Del escriba meditando al faraón en majestad, el arte egipcio está marcado por la serenidad. A menudo, los personajes levantan levemente los ojos hacia la luz de la que han salido y hacia la cual se dirigen.

Nuestro itinerario

Cada paraje, cada monumento merecería uno o varios libros. En esta pequeña obra, que no tiene más objetivo que ayudar al viajero a hacer un primer descubrimiento del universo egipcio, me he limitado a señalar algunos puntos de orientación intentando evocar el alma de los parajes más importantes y sus características principales.

Nuestro itinerario va de Norte a Sur, de Tanis a Abu Simbel, pasando por las tres etapas turísticas más frecuentadas, Gizeh y Saqqara, Luxor y Asuán.
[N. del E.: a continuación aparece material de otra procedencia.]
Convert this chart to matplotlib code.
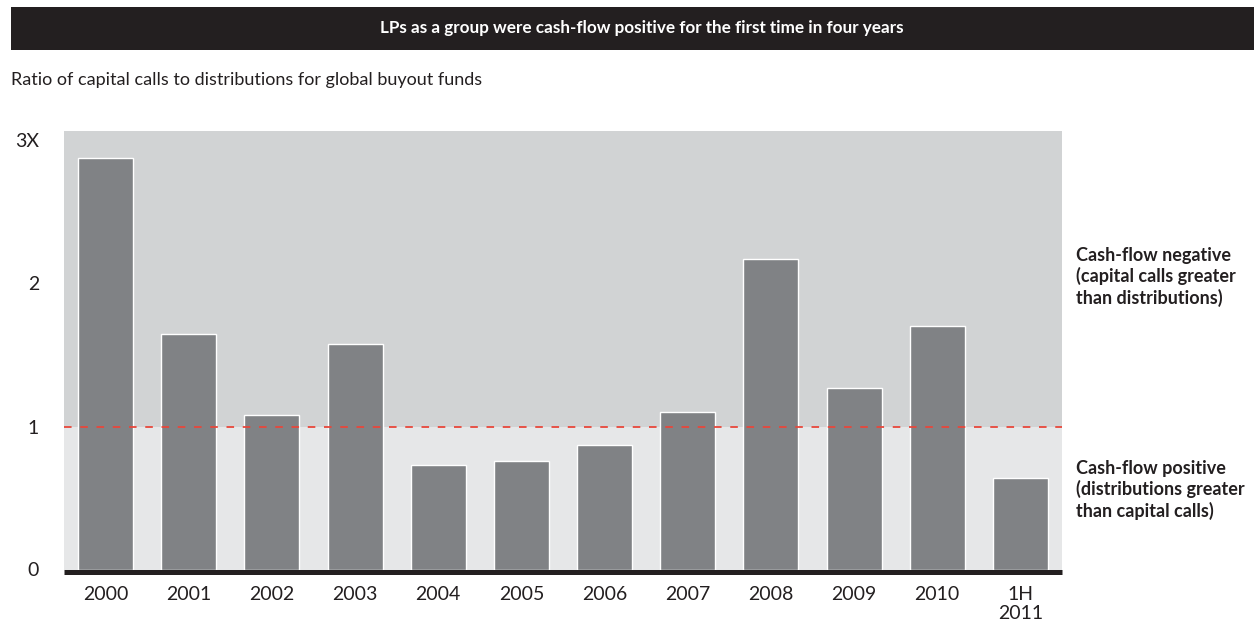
import matplotlib
matplotlib.use("Agg")
import matplotlib.pyplot as plt
from matplotlib.patches import Rectangle

plt.rcParams['font.family'] = ['Lato', 'DejaVu Sans']

# Data
categories = ["2000", "2001", "2002", "2003", "2004", "2005", "2006",
              "2007", "2008", "2009", "2010", "1H\n2011"]
ratios = [2.88, 1.65, 1.08, 1.58, 0.73, 0.76, 0.87, 1.10, 2.17, 1.27, 1.70, 0.64]
ytick_values = [0, 1, 2, 3]
ytick_labels = ["0", "1", "2", "3X"]
breakeven = 1.0

title = "LPs as a group were cash-flow positive for the first time in four years"
subtitle = "Ratio of capital calls to distributions for global buyout funds"
note_negative = "Cash-flow negative\n(capital calls greater\nthan distributions)"
note_positive = "Cash-flow positive\n(distributions greater\nthan capital calls)"

# Colours
DARK = "#231f20"
UPPER_BG = "#d1d3d4"
LOWER_BG = "#e6e7e8"
BAR = "#808285"
RED = "#e8473b"

W, H = 1254, 626
fig = plt.figure(figsize=(W / 100, H / 100), dpi=100)

# Title banner
fig.patches.append(Rectangle((11 / W, 1 - 50 / H), 1 - 11 / W, 43 / H,
                             transform=fig.transFigure, facecolor=DARK,
                             edgecolor="none", zorder=0))
fig.text(0.512, 1 - 28.5 / H, title, color="white", fontsize=12.3,
         fontweight="bold", ha="center", va="center")
fig.text(11 / W, 1 - 80 / H, subtitle, color=DARK, fontsize=13,
         ha="left", va="center")

# Plot area
left_px, right_px, top_px, bottom_px = 64, 1062, 131, 572
ax = fig.add_axes([left_px / W, 1 - bottom_px / H,
                   (right_px - left_px) / W, (bottom_px - top_px) / H])
unit = 143.0
ymin = -2.5 / unit
ymax = (bottom_px - top_px) / unit + ymin
ax.set_ylim(ymin, ymax)
ax.set_xlim(-0.5, len(categories) - 0.5)
ax.set_facecolor("white")

ax.axhspan(breakeven, ymax, color=UPPER_BG, lw=0, zorder=0)
ax.axhspan(0, breakeven, color=LOWER_BG, lw=0, zorder=0)

x = range(len(categories))
ax.bar(x, ratios, width=0.66, color=BAR, edgecolor="white", linewidth=1.0,
       zorder=2)

ax.axhline(breakeven, color=RED, lw=1.3, linestyle=(0, (4.2, 4.8)), zorder=3)

for side in ["top", "left", "right"]:
    ax.spines[side].set_visible(False)
ax.spines["bottom"].set_color(DARK)
ax.spines["bottom"].set_linewidth(3.6)
ax.spines["bottom"].set_capstyle("butt")
ax.spines["bottom"].set_zorder(4)

ax.set_yticks(ytick_values)
ax.set_yticklabels(ytick_labels)
ax.set_xticks(list(x))
ax.set_xticklabels(categories, linespacing=1.15)
ax.tick_params(axis="y", length=0, pad=18, labelsize=14, labelcolor=DARK)
ax.tick_params(axis="x", length=0, pad=10, labelsize=14, labelcolor=DARK)
for lbl in ax.get_xticklabels():
    lbl.set_va("top")

# Region notes on the right
fig.text(1076 / W, 1 - 277 / H, note_negative, color=DARK, fontsize=13,
         fontweight="bold", ha="left", va="center", linespacing=1.25)
fig.text(1076 / W, 1 - 490 / H, note_positive, color=DARK, fontsize=13,
         fontweight="bold", ha="left", va="center", linespacing=1.25)

fig.savefig("out.png", dpi=100)
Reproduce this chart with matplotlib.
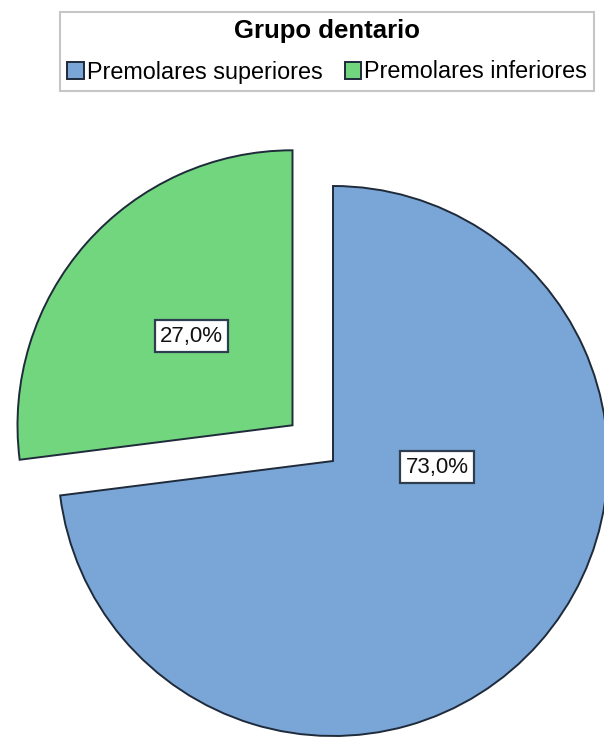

No hemos abordado algunos parajes de acceso demasiado difícil o que sólo interesan a los especialistas. Alejandría, la que antaño fuera puerta del país para quienes llegaban por mar, interesa sobre todo a los aficionados al arte helenístico.
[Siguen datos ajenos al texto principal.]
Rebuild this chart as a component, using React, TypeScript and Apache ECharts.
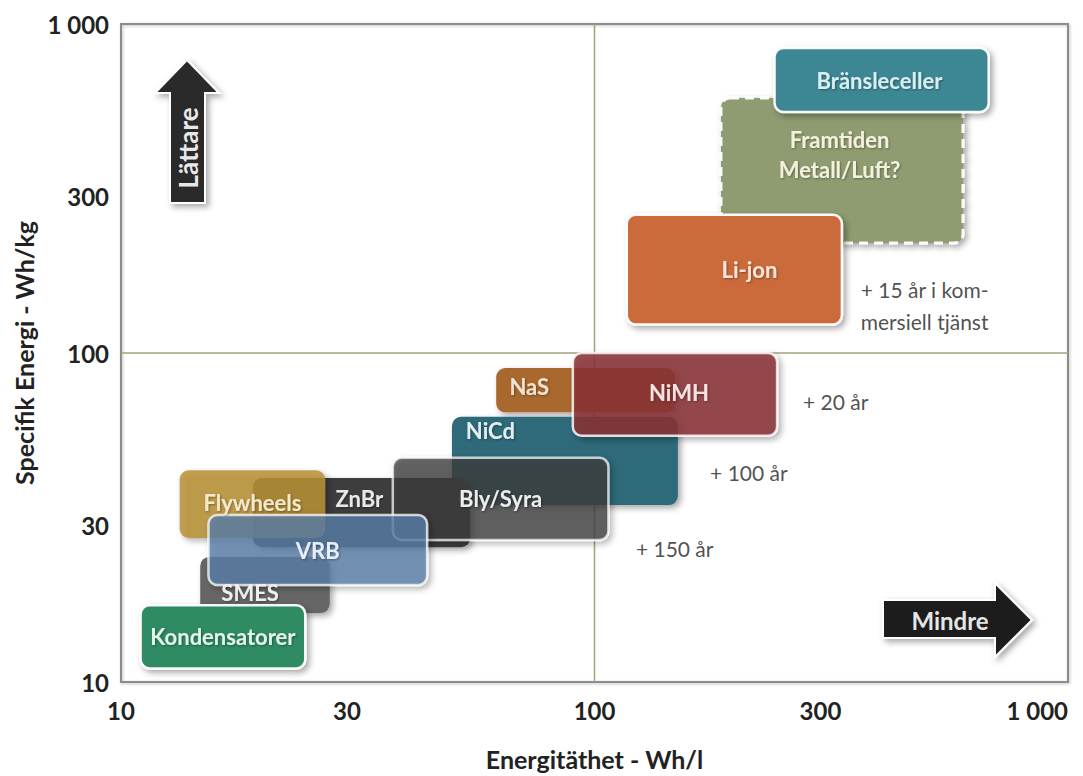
import React, { useEffect, useRef } from "react";
import * as echarts from "echarts";

// ---- data ----
const technologies = [
  "Framtiden\nMetall/Luft?",
  "Bränsleceller",
  "Li-jon",
  "NaS",
  "NiCd",
  "NiMH",
  "ZnBr",
  "Flywheels",
  "Bly/Syra",
  "SMES",
  "VRB",
  "Kondensatorer",
];
// Energitäthet (Wh/l) range
const energyDensityMin = [185, 240, 117, 62, 50, 90, 19, 13.3, 37.5, 14.7, 15.3, 11];
const energyDensityMax = [600, 680, 333, 148, 150, 243, 54.6, 27, 107, 27.6, 44.3, 24.5];
// Specifik energi (Wh/kg) range
const specificEnergyMin = [216, 540, 122, 66, 34.5, 56, 25.7, 27.4, 27, 16.2, 19.7, 11];
const specificEnergyMax = [596, 845, 263, 90, 64, 100, 41.7, 44, 48, 24, 32.2, 17.1];

const annotationTexts = ["+ 15 år i kom-\nmersiell tjänst", "+ 20 år", "+ 100 år", "+ 150 år"];
const annotationX = [364, 275, 175, 122];
const annotationY = [139, 71, 43.2, 25.5];

const xTicks = [10, 30, 100, 300, 1000];
const yTicks = [10, 30, 100, 300, 1000];
const referenceValue = 100;

// ---- styles ----
const white = "rgba(255,255,255,0.95)";
const boxStyles: Record<string, any> = {
  "Framtiden\nMetall/Luft?": { fill: "#8f9c71", opacity: 1, stroke: white, lineWidth: 3, dash: [9, 6], label: [0.49, 0.39], text: "#f3f1de" },
  "Bränsleceller": { fill: "#3d8795", opacity: 1, stroke: white, lineWidth: 2.5, label: [0.49, 0.5], text: "#d9eef0" },
  "Li-jon": { fill: "#cb6a3b", opacity: 1, stroke: white, lineWidth: 2.5, label: [0.57, 0.5], text: "#f6e6da" },
  "NaS": { fill: "#a8682f", opacity: 1, stroke: null, lineWidth: 0, label: [0.185, 0.42], text: "#f0e2d0" },
  "NiCd": { fill: "#2f6b7a", opacity: 1, stroke: null, lineWidth: 0, label: [0.17, 0.16], text: "#e2eef0" },
  "NiMH": { fill: "#8a3437", opacity: 0.85, stroke: white, lineWidth: 2.5, label: [0.52, 0.48], text: "#f4e2e2" },
  "ZnBr": { fill: "#3e3e3e", opacity: 1, stroke: null, lineWidth: 0, label: [0.49, 0.29], text: "#e8e8e8" },
  "Flywheels": { fill: "#b89036", opacity: 0.85, stroke: null, lineWidth: 0, label: [0.5, 0.47], text: "#f4e9cc" },
  "Bly/Syra": { fill: "#3f3f3f", opacity: 0.75, stroke: white, lineWidth: 2.5, label: [0.5, 0.5], text: "#ececec" },
  "SMES": { fill: "#666666", opacity: 1, stroke: null, lineWidth: 0, label: [0.385, 0.64], text: "#efefef" },
  "VRB": { fill: "#5a7fa8", opacity: 0.78, stroke: white, lineWidth: 2.5, label: [0.5, 0.5], text: "#e6eef6" },
  "Kondensatorer": { fill: "#2e8b62", opacity: 1, stroke: white, lineWidth: 2.5, label: [0.5, 0.5], text: "#e4f4ea" },
};

const FONT = "Lato, 'Open Sans', sans-serif";
const fmt = (v: number) => String(Math.round(v)).replace(/\B(?=(\d{3})+(?!\d))/g, " ");

export default function App() {
  const ref = useRef<HTMLDivElement>(null);

  useEffect(() => {
    if (!ref.current) return;
    const chart = echarts.init(ref.current, null, { renderer: "svg" });

    const boxData = technologies.map((_, i) => [
      energyDensityMin[i],
      energyDensityMax[i],
      specificEnergyMin[i],
      specificEnergyMax[i],
    ]);

    const tickLabel = {
      formatter: (v: number) => fmt(v),
      fontFamily: FONT,
      fontWeight: "bold",
      fontSize: 24,
      color: "#222",
    };
    const axisName = { fontFamily: FONT, fontWeight: "bold", fontSize: 25, color: "#222" };

    const option: any = {
      animation: false,
      backgroundColor: "#ffffff",
      grid: {
        left: 121,
        right: 15,
        top: 24,
        bottom: 94,
        outerBoundsMode: "none",
        containLabel: false,
        show: true,
        borderColor: "#8c8c8c",
        borderWidth: 2,
        backgroundColor: "transparent",
        shadowColor: "rgba(0,0,0,0.25)",
        shadowBlur: 3,
        shadowOffsetX: 1,
        shadowOffsetY: 1,
      },
      xAxis: {
        type: "log",
        logBase: 10,
        min: 10,
        max: 1000,
        name: "Energitäthet - Wh/l",
        nameLocation: "middle",
        nameGap: 64,
        nameTextStyle: axisName,
        axisLine: { show: false },
        axisTick: { show: false },
        splitLine: { show: false },
        axisLabel: { ...tickLabel, customValues: xTicks, margin: 16, alignMaxLabel: "right" },
      },
      yAxis: {
        type: "log",
        logBase: 10,
        min: 10,
        max: 1000,
        name: "Specifik Energi - Wh/kg",
        nameLocation: "middle",
        nameGap: 82,
        nameTextStyle: axisName,
        axisLine: { show: false },
        axisTick: { show: false },
        splitLine: { show: false },
        axisLabel: { ...tickLabel, customValues: yTicks, margin: 12 },
      },
      series: [
        {
          type: "line",
          z: 1,
          symbol: "none",
          silent: true,
          lineStyle: { color: "#a4a07a", width: 1.5 },
          data: [
            [referenceValue, 10],
            [referenceValue, 1000],
          ],
        },
        {
          type: "line",
          z: 1,
          symbol: "none",
          silent: true,
          lineStyle: { color: "#a4a07a", width: 1.5 },
          data: [
            [10, referenceValue],
            [1000, referenceValue],
          ],
        },
        {
          type: "custom",
          z: 2,
          encode: { x: [0, 1], y: [2, 3] },
          data: boxData,
          renderItem: (params: any, api: any) => {
            const i = params.dataIndex;
            const name = technologies[i];
            const s = boxStyles[name];
            const tl = api.coord([api.value(0), api.value(3)]);
            const br = api.coord([api.value(1), api.value(2)]);
            const w = br[0] - tl[0];
            const h = br[1] - tl[1];
            return {
              type: "group",
              children: [
                {
                  type: "rect",
                  z2: i,
                  shape: { x: tl[0], y: tl[1], width: w, height: h, r: 9 },
                  style: {
                    fill: s.fill,
                    opacity: s.opacity,
                    stroke: s.stroke || "none",
                    lineWidth: s.lineWidth,
                    lineDash: s.dash || null,
                    shadowBlur: 6,
                    shadowOffsetX: 3,
                    shadowOffsetY: 3,
                    shadowColor: "rgba(0,0,0,0.35)",
                  },
                },
                {
                  type: "text",
                  z2: 100,
                  x: tl[0] + w * s.label[0],
                  y: tl[1] + h * s.label[1],
                  style: {
                    text: name,
                    fill: s.text,
                    fontFamily: FONT,
                    fontWeight: "bold",
                    fontSize: 22,
                    lineHeight: 30,
                    align: "center",
                    verticalAlign: "middle",
                    textShadowColor: "rgba(0,0,0,0.35)",
                    textShadowBlur: 2,
                    textShadowOffsetX: 1,
                    textShadowOffsetY: 1,
                  },
                },
              ],
            };
          },
        },
        {
          type: "scatter",
          z: 3,
          silent: true,
          symbolSize: 1,
          itemStyle: { color: "rgba(0,0,0,0)" },
          data: annotationX.map((x, i) => [x, annotationY[i]]),
          label: {
            show: true,
            position: "right",
            distance: 0,
            formatter: (p: any) => annotationTexts[p.dataIndex],
            fontFamily: FONT,
            fontSize: 21,
            lineHeight: 32,
            color: "#222",
            align: "left",
          },
        },
      ],
      graphic: [
        {
          type: "polygon",
          z: 10,
          shape: {
            points: [
              [187, 60],
              [219, 93],
              [205, 93],
              [205, 203],
              [170, 203],
              [170, 93],
              [155, 93],
            ],
          },
          style: {
            fill: "#2b2b2b",
            stroke: "#ffffff",
            lineWidth: 2,
            shadowBlur: 6,
            shadowOffsetX: 3,
            shadowOffsetY: 3,
            shadowColor: "rgba(0,0,0,0.35)",
          },
        },
        {
          type: "text",
          z: 11,
          x: 188,
          y: 148,
          rotation: Math.PI / 2,
          style: {
            text: "Lättare",
            fill: "#e8e8e8",
            fontFamily: FONT,
            fontWeight: "bold",
            fontSize: 26,
            align: "center",
            verticalAlign: "middle",
          },
        },
        {
          type: "polygon",
          z: 10,
          shape: {
            points: [
              [883, 600],
              [995, 600],
              [995, 583],
              [1032, 620],
              [995, 657],
              [995, 638],
              [883, 638],
            ],
          },
          style: {
            fill: "#1f1f1f",
            stroke: "#ffffff",
            lineWidth: 2,
            shadowBlur: 6,
            shadowOffsetX: 3,
            shadowOffsetY: 3,
            shadowColor: "rgba(0,0,0,0.35)",
          },
        },
        {
          type: "text",
          z: 11,
          x: 950,
          y: 620,
          style: {
            text: "Mindre",
            fill: "#e6e6e6",
            fontFamily: FONT,
            fontWeight: "bold",
            fontSize: 24,
            align: "center",
            verticalAlign: "middle",
          },
        },
      ],
    };

    chart.setOption(option);
    return () => chart.dispose();
  }, []);

  return (
    <div
      ref={ref}
      style={{ position: "fixed", left: 0, top: 0, width: 1083, height: 776, background: "#fff" }}
    />
  );
}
Dos destinos exteriores al Valle del Nilo tienen un interés indiscutible para viajeros enamorados del desierto y dotados de buena forma física: el Sinaí y los oasis del desierto del oeste. En el Sinaí se visitará el paraje de Serabit Al-Jadim, lugar sagrado de la diosa Hator, en el corazón de una región minera donde se extraían turquesas. Entre los oasis del desierto líbico, el de Kharga alberga el notable templo de Hibis, con un simbolismo de excepcional riqueza. Se aguarda con impaciencia su restauración (o su traslado) para que por fin sea accesible a los visitantes. Y cerca del oasis de Bahariya, el ya célebre «Valle de las Momias» sin duda reserva todavía muchas sorpresas.

Un solo deseo para los viajeros: que puedan ir varias veces a Egipto y detenerse en el mayor número de parajes. Por lo que se refiere a todos aquéllos que por diversas razones no pueden desplazarse, esperamos que estas pocas páginas les permitan, sin embargo, viajar en espíritu por la Tierra de los Faraones.